Die Wendungen, die Das geheimnisvolle Netz nimmt, sind so abenteuerlich und hanebüchen, und doch nimmt der Leser diese Geschehnisse gespannt auf ohne dies dem Autor übel zu nehmen. Zu Beginn des großen Mordprozesses weiß Crosby nicht, ob sein Klient jenen Mord begangen hat, oder nicht. Aber im Verlauf stellt sich irgendwann die vermeintliche Schuld seines Klienten heraus und Crosbys in Australien vermutete Geliebte Lindell wird ebenfalls als Zeugin der Staatsanwaltschaft in diesem Prozeß vernommen. Als Crosby jedoch den Kontakt zu Lindell erneuern will, treten zwei Kriminalbeamte dazwischen und verhaften Crosby wegen eines anderen Falls, den er angenommen hat.

Die Wendungen dieses Romans werden immer absurder, ebenso die Zufälle, doch verzeiht man Keeler seine Spielereien – selbst als er eine Piratengeschichte des 17. Jahrhunderts mit der Kriminalgeschichte verquickt und sich am Ende des Romans herausstellt, daß das Mordopfer durch eine Apparatur des 17. Jahrhunderts erschossen worden ist – und sich der gesamte Mordfall in Luft auflöst.

Jener Lipke, der sich Artisten anschaut um einen von ihnen für einen einmaligen Auftritt zu engagieren, ist eine Größe im Kriminellenmilieu. Lipke wurde aus dem Gefängnis heraus von Crosbys Klienten engagiert, um den Hauptbelastungszeugen in diesem Mordprozeß aus dem Weg zu räumen. Lipke engagiert dafür einen Artisten, läßt ein Zirkuszelt aufbauen, engagiert desweiteren über 1200 Männer mit Handkoffern, die diesem Spektakel zuschauen sollen und dafür je 10 Dollar Gage erhalten, nach der Vorstellung müssen die Herrschaften ihre Schecks an einem Verkehrsknotenpunkt gegenzeichnen, so daß die Menschenmenge in die Straßenbahnen strömen – nur um ein Chaos in den öffentlichen Verkehrsmitteln hervorzurufen und so den fußlahmen Hauptbelastungszeugen in ein Automobil zu locken und zu entführen. Diese wahnwitzige Idee kann nur von Harry Stephen Keeler stammen, und so absurd sie auch ist, man verzeiht dem Autor und ist amüsiert.
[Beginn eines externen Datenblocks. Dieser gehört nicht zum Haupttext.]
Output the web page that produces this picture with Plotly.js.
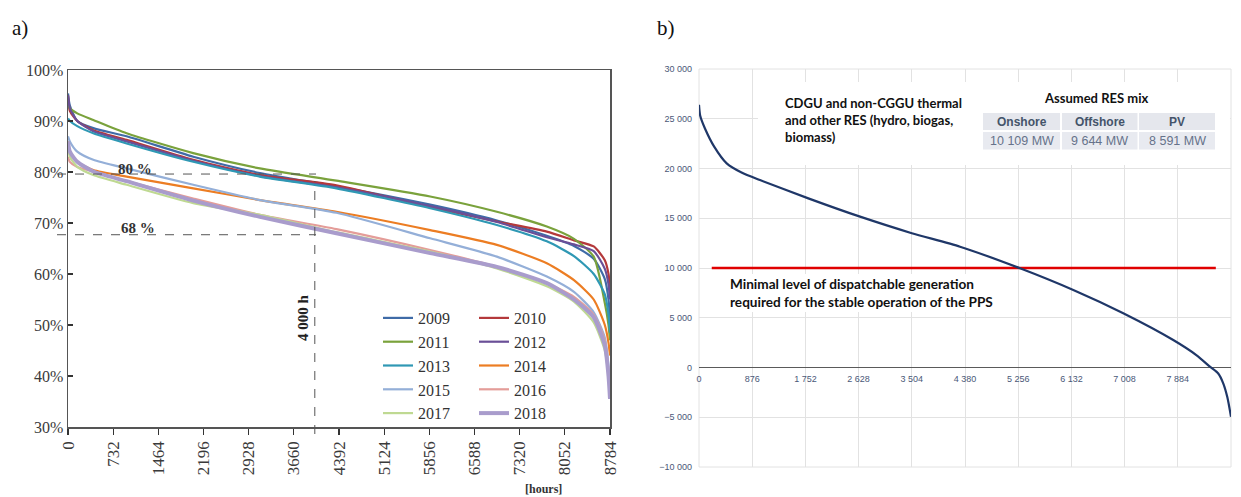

Allerdings ist das Ende wirklich tragisch, denn alles läuft auf eine eheliche Verbindung von Crosby mit seiner angebeten Lindell hinaus – und damit nicht genug, auch die Heimkehr des Paares in die provinzielle Idylle des Staates Kansas deutet sich an.

Keeler ist ein außerordentlicher Fabulierer, dem immer wieder großartige Ideen und Passagen glücken, die ihresgleichen suchen. Auch die eigentümliche Atmosphäre in seinen Romankonstrukten ist eigenwillig und zweifellos einzigartig.